PROBLEM REQUIREMENTS:
Using the entries that follow, collect the lines where the word "this" appears.
##########
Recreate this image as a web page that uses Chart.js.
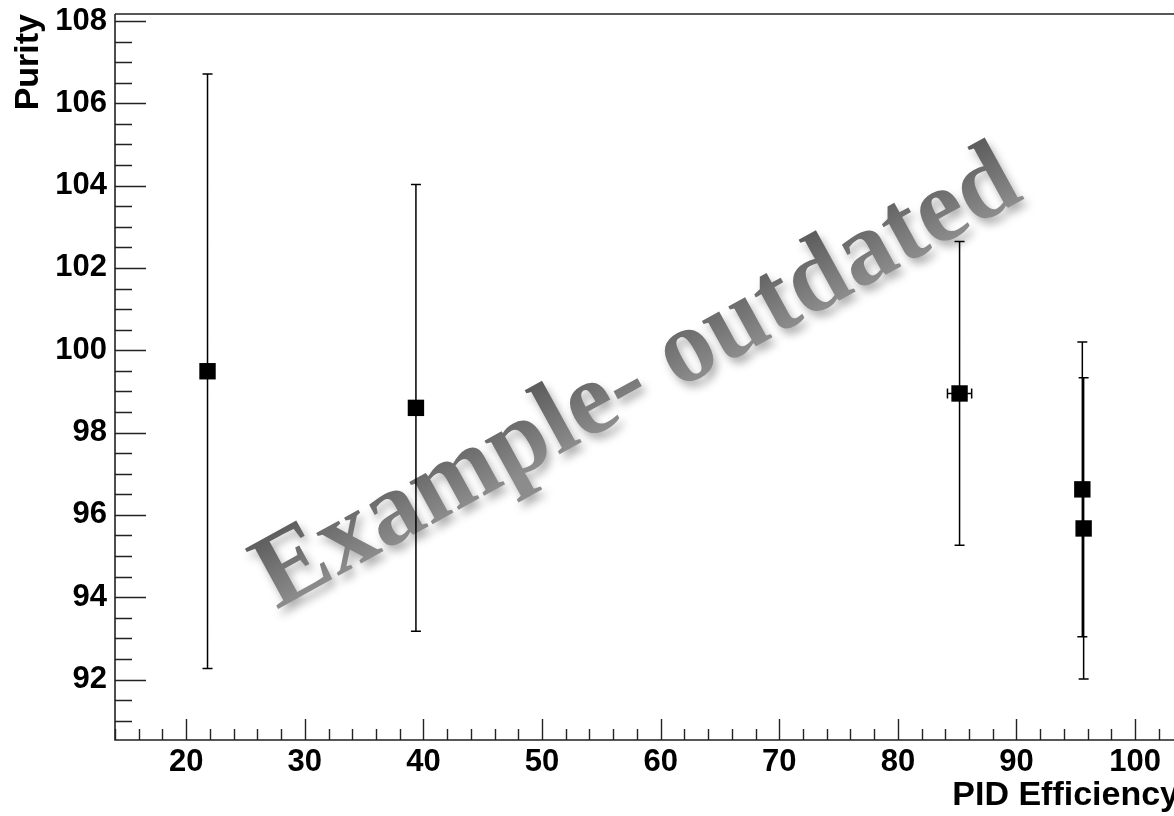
<!DOCTYPE html>
<html><head><meta charset="utf-8">
<script src="https://cdn.jsdelivr.net/npm/chart.js@4/dist/chart.umd.min.js"></script>
<style>
html,body{margin:0;padding:0;overflow:hidden;background:#fff}
#wrap{width:1180px;height:816px;position:relative;overflow:hidden}
canvas{display:block}
</style>
</head><body>
<div id="wrap"><canvas id="c" width="1180" height="816" style="width:1180px;height:816px"></canvas></div>
<script>
// ---- data ----
const efficiency    = [21.8, 39.37, 85.2, 95.55, 95.66];
const purity        = [99.49, 98.60, 98.95, 96.62, 95.67];
const purityErr     = [7.22, 5.43, 3.69, 3.58, 3.66];
const efficiencyErr = [0, 0, 1.02, 0, 0];
const xTickLabels = ['20','30','40','50','60','70','80','90','100'];
const yTickLabels = ['92','94','96','98','100','102','104','106','108'];
const xTitle = 'PID Efficiency';
const yTitle = 'Purity';
const watermarkText = 'Example- outdated';

const SANS = '"Liberation Sans", Arial, Helvetica, sans-serif';
const SERIF = '"Liberation Serif", "Times New Roman", serif';

function isMult(v, step){ const r = v/step; return Math.abs(r - Math.round(r)) < 1e-6; }

const watermark = {
  id: 'watermark',
  beforeDatasetsDraw(chart){
    const ctx = chart.ctx;
    ctx.save();
    ctx.translate(651, 404);
    ctx.rotate(-28.8*Math.PI/180);
    ctx.font = 'bold 105px ' + SERIF;
    ctx.textAlign = 'center';
    ctx.textBaseline = 'alphabetic';
    const g = ctx.createLinearGradient(0, -70, 0, 0);
    g.addColorStop(0, '#5e5e5e');
    g.addColorStop(1, '#8c8c8c');
    ctx.fillStyle = g;
    ctx.shadowColor = 'rgba(0,0,0,0.30)';
    ctx.shadowBlur = 8;
    ctx.shadowOffsetX = 4;
    ctx.shadowOffsetY = 6;
    ctx.fillText(watermarkText, 0, 0);
    ctx.restore();
  }
};

const frameTicks = {
  id: 'frameTicks',
  beforeDatasetsDraw(chart){
    const {ctx, chartArea: a, scales: {x, y}} = chart;
    ctx.save();
    ctx.strokeStyle = '#222';
    ctx.lineWidth = 1.4;
    ctx.beginPath();
    x.ticks.forEach(t => {
      if (!isMult(t.value, 2)) return;
      const px = Math.round(x.getPixelForValue(t.value)) + 0.5;
      const len = isMult(t.value, 10) ? 21 : 11;
      ctx.moveTo(px, a.bottom); ctx.lineTo(px, a.bottom - len);
    });
    y.ticks.forEach(t => {
      if (!isMult(t.value, 0.5)) return;
      const py = Math.round(y.getPixelForValue(t.value)) + 0.5;
      const len = isMult(t.value, 2) ? 31 : 17;
      ctx.moveTo(a.left, py); ctx.lineTo(a.left + len, py);
    });
    ctx.stroke();
    ctx.lineWidth = 1.6;
    ctx.beginPath();
    ctx.moveTo(a.left, a.top); ctx.lineTo(a.right, a.top);
    ctx.moveTo(a.left, a.top); ctx.lineTo(a.left, a.bottom);
    ctx.lineTo(a.right, a.bottom);
    ctx.stroke();
    ctx.restore();
  }
};

const errorBars = {
  id: 'errorBars',
  beforeDatasetsDraw(chart){
    const {ctx, scales: {x, y}} = chart;
    ctx.save();
    ctx.strokeStyle = '#000';
    ctx.lineWidth = 1.5;
    ctx.beginPath();
    for (let i = 0; i < efficiency.length; i++){
      const px = x.getPixelForValue(efficiency[i]);
      const py = y.getPixelForValue(purity[i]);
      if (purityErr[i] > 0){
        const y1 = y.getPixelForValue(purity[i] + purityErr[i]);
        const y2 = y.getPixelForValue(purity[i] - purityErr[i]);
        ctx.moveTo(px, y1); ctx.lineTo(px, y2);
        ctx.moveTo(px - 5, y1); ctx.lineTo(px + 5, y1);
        ctx.moveTo(px - 5, y2); ctx.lineTo(px + 5, y2);
      }
      if (efficiencyErr[i] > 0){
        const x1 = x.getPixelForValue(efficiency[i] - efficiencyErr[i]);
        const x2 = x.getPixelForValue(efficiency[i] + efficiencyErr[i]);
        ctx.moveTo(x1, py); ctx.lineTo(x2, py);
        ctx.moveTo(x1, py - 5); ctx.lineTo(x1, py + 5);
        ctx.moveTo(x2, py - 5); ctx.lineTo(x2, py + 5);
      }
    }
    ctx.stroke();
    ctx.restore();
  }
};

new Chart(document.getElementById('c'), {
  type: 'scatter',
  data: {
    datasets: [{
      data: efficiency.map((v, i) => ({x: v, y: purity[i]})),
      pointStyle: 'rect',
      pointRadius: 11.6,
      pointHoverRadius: 11.6,
      backgroundColor: '#000',
      borderColor: '#000',
      borderWidth: 0,
      showLine: false
    }]
  },
  options: {
    responsive: false,
    maintainAspectRatio: false,
    devicePixelRatio: 1,
    animation: false,
    events: [],
    layout: {autoPadding: false, padding: {top: 14, left: 0, right: 1, bottom: 0}},
    plugins: {legend: {display: false}, tooltip: {enabled: false}},
    scales: {
      x: {
        type: 'linear', position: 'bottom', min: 14, max: 103.7,
        grid: {display: false, drawTicks: false, tickLength: 0}, border: {display: false},
        ticks: {
          stepSize: 2, autoSkip: false, includeBounds: false, maxRotation: 0, minRotation: 0,
          padding: 4, color: '#000',
          font: {family: SANS, size: 31, weight: 'bold'},
          callback: v => { const s = String(Math.round(v)); return (isMult(v, 10) && xTickLabels.includes(s)) ? s : ''; }
        },
        title: {display: true, text: xTitle, align: 'end', color: '#000',
          font: {family: SANS, size: 34, weight: 'bold'}, padding: {top: 0, bottom: 0}},
        afterFit(s){ s.height = 76; s.paddingLeft = 0; s.paddingRight = 0; }
      },
      y: {
        type: 'linear', position: 'left', min: 90.53, max: 108.17,
        grid: {display: false, drawTicks: false, tickLength: 0}, border: {display: false},
        ticks: {
          stepSize: 0.5, autoSkip: false, includeBounds: false,
          padding: 8, color: '#000',
          font: {family: SANS, size: 31, weight: 'bold'},
          callback: v => { const s = String(Math.round(v)); return (isMult(v, 2) && yTickLabels.includes(s)) ? s : ''; }
        },
        title: {display: true, text: yTitle, align: 'end', color: '#000',
          font: {family: SANS, size: 34, weight: 'bold'}, padding: {top: 8, bottom: 0}},
        afterFit(s){ s.width = 115; s.paddingTop = 0; s.paddingBottom = 0; }
      }
    }
  },
  plugins: [watermark, frameTicks, errorBars]
});
</script>
</body></html>
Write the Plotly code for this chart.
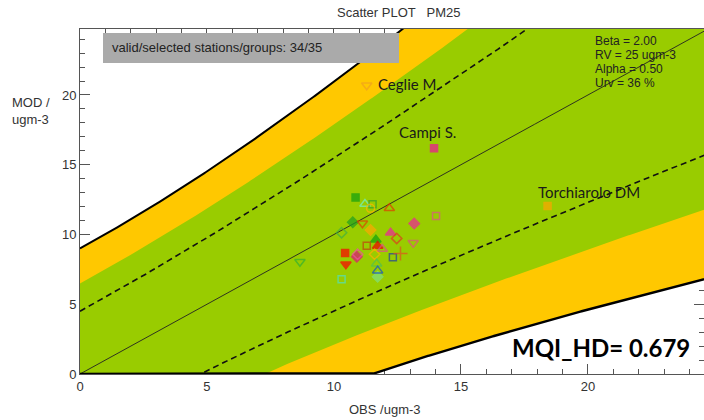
import numpy as np
import plotly.graph_objects as go

# ---- data ----
obs = [11.29, 13.94, 18.41, 10.85, 11.22, 11.52, 11.44, 12.18, 14.02, 10.74, 11.12,
       11.44, 13.16, 10.30, 12.23, 12.47, 13.12, 11.65, 11.72, 11.29, 11.90, 10.44,
       10.90, 10.93, 10.47, 11.60, 12.32, 12.62, 11.68, 11.72, 11.72, 10.30, 8.66]
mod = [20.70, 16.18, 12.04, 12.66, 12.19, 12.16, 11.88, 11.88, 11.33, 10.87, 10.80,
       10.32, 10.78, 10.13, 10.13, 9.72, 9.41, 9.62, 9.18, 9.20, 8.96, 8.68,
       8.40, 8.58, 7.87, 8.58, 8.37, 8.63, 7.91, 6.97, 7.41, 6.79, 8.05]
labels = ["Ceglie M.", "Campi S.", "Torchiarolo DM"]

# styles (separate from values)
symbols = ["triangle-down-open", "square", "square", "square", "triangle-up-open",
           "square-open", "circle-open", "triangle-up-open", "square-open", "diamond",
           "triangle-down-open", "diamond", "diamond", "diamond-open", "triangle-up",
           "diamond-open", "triangle-down-open", "triangle-up", "triangle-up", "square-open",
           "triangle-up-open", "square", "diamond", "diamond-open", "triangle-down",
           "diamond-open", "square-open", "cross-thin-open", "triangle-up-open", "diamond",
           "triangle-up-open", "square-open", "triangle-down-open"]
colors = ["#F0A020", "#F0109A", "#FFA500", "#10A010", "#70F0C8",
          "#30A030", "#FFB400", "#E03C00", "#E0508C", "#20A020",
          "#E04000", "#FFA800", "#F0209A", "#40B040", "#F020A0",
          "#E03820", "#E05080", "#10A010", "#F00000", "#C04010",
          "#E04890", "#FF0000", "#E0107A", "#F050A0", "#FF0000",
          "#FFB000", "#2040A0", "#E05020", "#50C050", "#80E080",
          "#1050D0", "#50E0C0", "#30B030"]

# parameters shown on the chart
BETA = 2.00
RV = 25.0
ALPHA = 0.50
URV = 0.36
GREEN_FACTOR = 1.44
MQI = 0.679
N_VALID, N_SEL = 34, 35

X_MAX, Y_MAX = 24.57, 24.73

O = np.linspace(0, 30, 601)
U = URV * np.sqrt((1 - ALPHA ** 2) * O ** 2 + ALPHA ** 2 * RV ** 2)

ORANGE = "#FFC800"
GREEN = "#99CC00"

fig = go.Figure()

def band(k, color):
    up = O + k * U
    lo = O - k * U
    fig.add_trace(go.Scatter(x=np.concatenate([O, O[::-1]]),
                             y=np.concatenate([up, lo[::-1]]),
                             fill="toself", fillcolor=color, mode="lines",
                             line=dict(width=0), hoverinfo="skip"))

band(BETA, ORANGE)
band(GREEN_FACTOR, GREEN)

# dashed +/- U
for s in (1, -1):
    fig.add_trace(go.Scatter(x=O, y=O + s * U, mode="lines",
                             line=dict(color="#111", width=1.6, dash="6px,4px"),
                             hoverinfo="skip"))
# 1:1 line
fig.add_trace(go.Scatter(x=O, y=O, mode="lines", line=dict(color="#222", width=0.9),
                         hoverinfo="skip"))
# black limits
fig.add_trace(go.Scatter(x=O, y=O + BETA * U, mode="lines",
                         line=dict(color="#000", width=2), hoverinfo="skip"))
fig.add_trace(go.Scatter(x=O, y=np.maximum(O - BETA * U, 0), mode="lines",
                         line=dict(color="#000", width=2.4), hoverinfo="skip"))

sizes = []
for s in symbols:
    if s.startswith("square"):
        sizes.append(7)
    elif s.startswith("triangle"):
        sizes.append(9)
    elif s.startswith("cross"):
        sizes.append(10)
    else:
        sizes.append(8)

fig.add_trace(go.Scatter(x=obs, y=mod, mode="markers",
                         marker=dict(symbol=symbols, color=colors, size=sizes,
                                     line=dict(color=colors, width=1.5)),
                         hoverinfo="skip"))

ann_font = dict(family="Lato, 'Noto Sans', sans-serif", size=15, color="#1a1a1a")
fig.add_annotation(x=obs[0], y=mod[0], text=labels[0], showarrow=False,
                   xanchor="left", xshift=9, yshift=1, font=ann_font)
fig.add_annotation(x=obs[1], y=mod[1], text=labels[1], showarrow=False,
                   xanchor="center", xshift=-7, yshift=16, font=ann_font)
fig.add_annotation(x=obs[2], y=mod[2], text=labels[2], showarrow=False,
                   xanchor="left", xshift=-12, yshift=14, font=ann_font)

W, H = 704, 420
L, R, T, B = 80, 0, 29, 46
PW, PH = W - L - R, H - T - B

def px(xp):
    return (xp - L) / PW

def py(yp):
    return (H - B - yp) / PH

axis_font = dict(family="Liberation Sans, Arial, sans-serif", size=13, color="#333")
common = dict(showgrid=False, zeroline=False, showline=True, linecolor="#555",
              linewidth=1, mirror="ticks", ticks="inside", ticklen=10,
              tickcolor="#555", tickwidth=1, dtick=5, tick0=0,
              minor=dict(ticks="inside", ticklen=5, dtick=1, tickcolor="#555"),
              tickfont=axis_font, layer="below traces")

fig.update_layout(
    width=W, height=H, margin=dict(l=L, r=R, t=T, b=B),
    paper_bgcolor="white", plot_bgcolor="white", showlegend=False,
    xaxis=dict(range=[0, X_MAX], **common),
    yaxis=dict(range=[0, Y_MAX], **common),
)

# grey info box
fig.add_shape(type="rect", xref="paper", yref="paper",
              x0=px(103), x1=px(399), y0=py(63), y1=py(33),
              fillcolor="#AAAAAA", line=dict(width=0), layer="above")
fig.add_annotation(xref="paper", yref="paper", x=px(110), y=py(48),
                   text=f"valid/selected stations/groups: {N_VALID}/{N_SEL}",
                   showarrow=False, xanchor="left", yanchor="middle",
                   font=dict(family="Liberation Sans, Arial", size=13, color="#222"))

# parameter text
params = [f"Beta = {BETA:.2f}", f"RV = {RV:.0f} ugm-3", f"Alpha = {ALPHA:.2f}",
          f"Urv = {URV * 100:.0f} %"]
for i, t in enumerate(params):
    fig.add_annotation(xref="paper", yref="paper", x=px(593), y=py(41 + 14 * i),
                       text=t, showarrow=False, xanchor="left", yanchor="middle",
                       font=dict(family="Liberation Sans, Arial", size=12, color="#222"))

# MQI text
fig.add_annotation(xref="paper", yref="paper", x=px(692), y=py(347),
                   text=f"<b>MQI_HD= {MQI:.3f}</b>", showarrow=False,
                   xanchor="right", yanchor="middle",
                   font=dict(family="Lato, sans-serif", size=24, color="#000"))

# titles
fig.add_annotation(xref="paper", yref="paper", x=px(399), y=py(13),
                   text="Scatter PLOT&nbsp;&nbsp;&nbsp;PM25", showarrow=False,
                   xanchor="center", yanchor="middle",
                   font=dict(family="Liberation Sans, Arial", size=13, color="#333"))
fig.add_annotation(xref="paper", yref="paper", x=px(385), y=py(409),
                   text="OBS /ugm-3", showarrow=False, xanchor="center", yanchor="middle",
                   font=dict(family="Liberation Sans, Arial", size=13, color="#333"))
fig.add_annotation(xref="paper", yref="paper", x=px(10), y=py(111),
                   text="MOD /<br>ugm-3", showarrow=False, xanchor="left", yanchor="middle",
                   align="left",
                   font=dict(family="Liberation Sans, Arial", size=13, color="#333"))

fig.write_html("out.html")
##########
THE RESULT:
Recreate this image as a web page that uses Chart.js.
Write the Plotly code for this chart.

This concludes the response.